In the meantime, I was trying to deal with the Senior Primary kids. They were acting like they normally do, but I was not prepared to deal with it this week. I was so tired and sad from dealing with Charlie. And the kids were all just talking and goofing off (they have no respect or consideration for me or any of the other teachers) -- including Alek, who had to be separated from the other kids and then when he was put back with the other kids, decided he needed to police the kid sitting next to him. He wasn't singing, so Alek was trying to get him to sing. The boy kept motioning like he was going to punch Alek every time Alek "encouraged" him to sing. Then Alek got mad and decided to try to kick him. I literally moved over to him and grabbed him by the arm and made him go stand in the corner in the middle of the song I was conducting. Then after singing time was over, I took him out in the hall and read him the riot act and cried. Next Sunday is Alek's last Sunday in Sharing Time in our ward. He'll be leaving to visit his dad for a month and won't be back until the weekend of his 12th birthday, when he'll be going into Young Men's for the third hour. There literally has not been one single Sunday since I have been in Primary that Alek has behaved well during Sharing Time. It's very discouraging. And he's been in trouble twice at school lately because of his temper and outbursts. I don't know what to do with him.
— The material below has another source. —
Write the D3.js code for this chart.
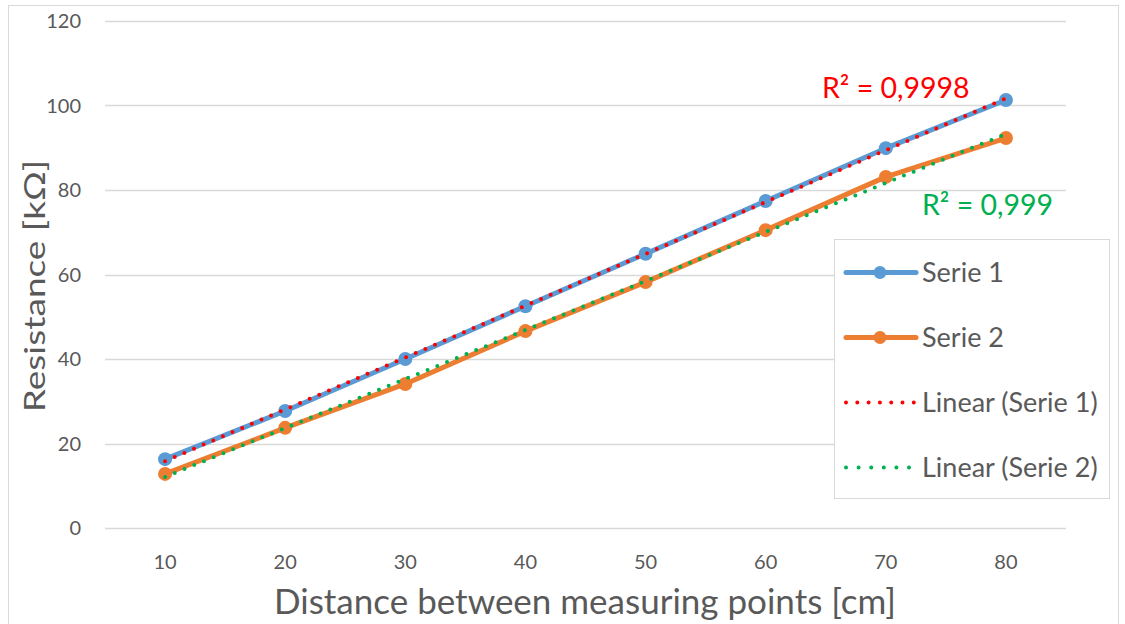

Then, as we were finally leaving, I passed by one of Charlie's subs and his family. I overheard them talking as I approached, the dad showing his little boy where he got bitten on his hand by one of his students. His little boy (the same kid who Alek tried to kick in Primary, by the way) got very upset and was like, "Which kid did this? I'll kill him! No one hurts my dad!" At this point, I was right in the mix with them and the dad started speaking in Spanish, I guess thinking I wouldn't understand what they were saying, trying to spare my feelings (because he's really a very nice man). I know enough Spanish to know that he was telling his son that it was okay because the child who bit him was special.

I got into the car exhausted and sad. It was one of those Sundays where I wanted to shout, "I'm never doing this again!" But then Katie wouldn't be able to give the scripture and opening prayer in Sharing Time next week and she would be devastated. She squealed with delight when her name was announced after the assignment slips were pulled from the mailbox. And even though it's pretty rare these days that I feel spiritually uplifted by my experiences at church, we'll keep going. Because we need to and I need to and it won't always be like this. And because even though they make it difficult sometimes, I do love my children and I know they need to be at church.

3 comments:

Jen said...

You are right. It won't always be like this. things will get better Jess, or at least you will get better at accepting it. This is our life for a reason.

Rachel said...

I'm sorry that it is so hard. No real advice, just lots of love your way, Jess. It will get better. I mean, it has to, right?

Member of the Justice League said...

One of the upsides to being evicted and living at my mom's house with 7 children is that even though Ken is at work on Sunday, there's two extra sets of hand to help get everyone ready for church and to watch little people during sacrament.

Before, I was doing it solo. And I don't have a Charlie, nor did I have a calling, but it was hard a lot and I hated it a lot. And then felt horribly guilty with how I felt about Sunday. And I was only doing it to build the habit of church attendance, not because I got any enjoyment out of it at all.

By the by, is there some reason Charlie can't stay in nursery the whole time? Is there some Church policy on "mainstreaming" special needs children into Primary? Or could someone be called as a Charlie helper? I know you were just venting and not asking for solutions.

I wish I was as good a mother then to my oldest as I am now to my younger ones. I see so much of all the horrible mistakes I made and where my older children have tender spots on their psyches. And I'm trying to fix it, but I feel like I've run out of time and Sam is only in elementary school for one more year. And have I given him enough?